Many pension plans, which are generally serviced by advisors at Morgan Stanley’s $340 billion-asset Graystone Consulting unit, have investment policy statements prohibiting holdings of affiliated funds managed by their consultants’ companies.
“Boards are being asked to grandfather” the Eaton Vance funds, said a person familiar with the strategy advisors are pursuing. “There is a lot of noise about this but we are unlikely to see a lot of impact.”
Morgan Stanley has already taken steps to remove some conflict-of-interest prohibitions on sales of funds from its investment advisory division by its network of 15,000 wealth management advisors.
As of April 1, 2020, it began permitting sale of many Morgan Stanley Investment Management funds within fee-based advisory retirement accounts, according to regulatory filings for the funds.
Morgan Stanley had prohibited such sales to comply with the Department of Labor’s fiduciary rule during the Obama administration.
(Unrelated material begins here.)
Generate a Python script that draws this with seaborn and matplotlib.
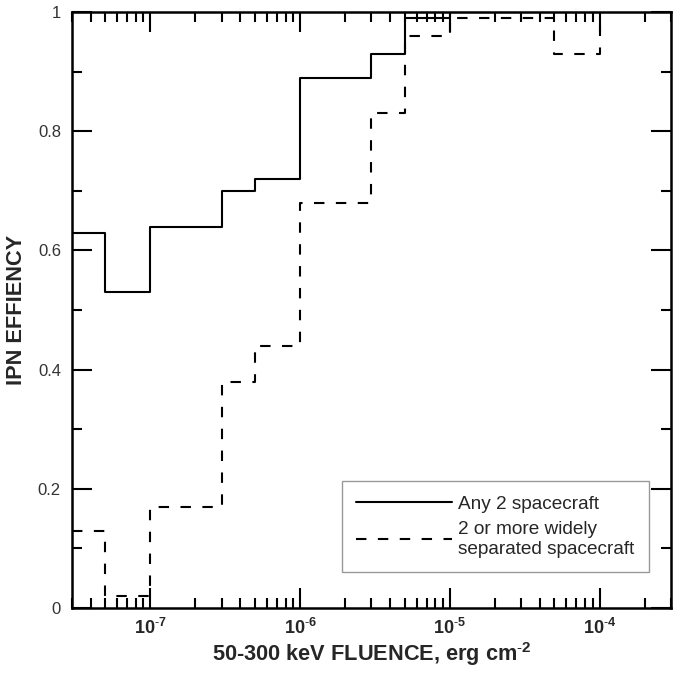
# IPN efficiency vs fluence, step curves

import numpy as np
import pandas as pd
import matplotlib
matplotlib.use("Agg")
import matplotlib.pyplot as plt
import matplotlib.ticker as mticker
import seaborn as sns

# ---------------------------------------------------------
# DATA (bin edges, step values; last value closes the step)
# ---------------------------------------------------------

any2_edges = [3e-8, 5e-8, 1e-7, 3e-7, 5e-7, 1e-6, 3e-6, 5e-6, 1e-5, 1e-4]
any2_eff = [0.63, 0.53, 0.64, 0.70, 0.72, 0.89, 0.93, 0.99, 1.00, 1.00]

wide_edges = [3e-8, 5e-8, 1e-7, 3e-7, 5e-7, 1e-6, 3e-6, 5e-6, 1e-5, 5e-5, 1e-4]
wide_eff = [0.13, 0.02, 0.17, 0.38, 0.44, 0.68, 0.83, 0.96, 0.99, 0.93, 1.00]

x_ticks = [1e-7, 1e-6, 1e-5, 1e-4]
y_ticks = [0, 0.2, 0.4, 0.6, 0.8, 1.0]

# ---------------------------------------------------------
# STYLE
# ---------------------------------------------------------

sns.set_style("ticks")
plt.rcParams["font.family"] = ["Liberation Sans", "DejaVu Sans"]
plt.rcParams["mathtext.fontset"] = "custom"
plt.rcParams["mathtext.rm"] = "Liberation Sans"
plt.rcParams["mathtext.bf"] = "Liberation Sans:bold"

fig = plt.figure(figsize=(6.83, 6.73), dpi=100)
ax = fig.add_axes([0.1054, 0.0966, 0.877, 0.8856])

df_any = pd.DataFrame({"fluence": any2_edges, "eff": any2_eff})
df_wide = pd.DataFrame({"fluence": wide_edges, "eff": wide_eff})

sns.lineplot(data=df_any, x="fluence", y="eff", ax=ax, color="black",
             lw=1.5, drawstyle="steps-post", label="Any 2 spacecraft")
sns.lineplot(data=df_wide, x="fluence", y="eff", ax=ax, color="black",
             lw=1.5, drawstyle="steps-post", dashes=False,
             label="2 or more widely\nseparated spacecraft")
ax.lines[1].set_dashes((5, 5.5))

ax.set_xscale("log")
ax.set_xlim(3e-8, 3e-4)
ax.set_ylim(0, 1)

ax.set_xticks(x_ticks)
ax.xaxis.set_minor_locator(mticker.LogLocator(base=10, subs=np.arange(2, 10)))
ax.xaxis.set_minor_formatter(mticker.NullFormatter())
ax.set_xticklabels([r"$\mathbf{10^{\text{-}%d}}$" % abs(int(np.log10(v)))
                    for v in x_ticks], fontsize=13)

ax.set_yticks(y_ticks)
ax.yaxis.set_minor_locator(mticker.MultipleLocator(0.1))
ax.set_yticklabels([f"{v:g}" for v in y_ticks], fontsize=12, color="#333333")

ax.tick_params(which="both", direction="in", top=True, right=True,
               width=1.5, color="black")
ax.tick_params(which="major", length=14.5)
ax.tick_params(axis="y", which="major", pad=8)
ax.tick_params(axis="x", which="major", pad=7)
ax.tick_params(which="minor", length=7.2)

for s in ax.spines.values():
    s.set_linewidth(1.8)
    s.set_color("black")

ax.set_xlabel(r"50-300 keV FLUENCE, erg cm$\mathbf{^{\text{-}2}}$",
              fontsize=15.7, fontweight="bold", labelpad=2)
ax.set_ylabel("IPN EFFIENCY", fontsize=15.7, fontweight="bold", labelpad=8)

leg = ax.legend(loc="lower right", bbox_to_anchor=(0.963, 0.060),
                borderaxespad=0, fontsize=13.7, fancybox=False,
                edgecolor="#999999", framealpha=1, handlelength=5.0,
                handletextpad=0.35, labelspacing=0.45, borderpad=0.75)
leg.get_frame().set_linewidth(1.0)

fig.savefig("out.png", dpi=100)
The Trump administration subsequently backed away from the rule, leading many brokerage firms to loosen sales restrictions even before a federal court voided the rule.
To ensure compliance with the Securities and Exchange Commission’s new Regulation Best Interest, Morgan Stanley rebates management, servicing and distribution fees of its affiliate funds to investors who already pay a fee for their managed retirement accounts.
Morgan Stanley, the biggest distributor of Eaton Vance funds, does not disclose client holdings by fund families, a spokesperson said.
Morgan Stanley will add Eaton Vance’s $507 billion of fund assets on a pro forma basis to its asset management arm’s $665 billion when the deal closes next year.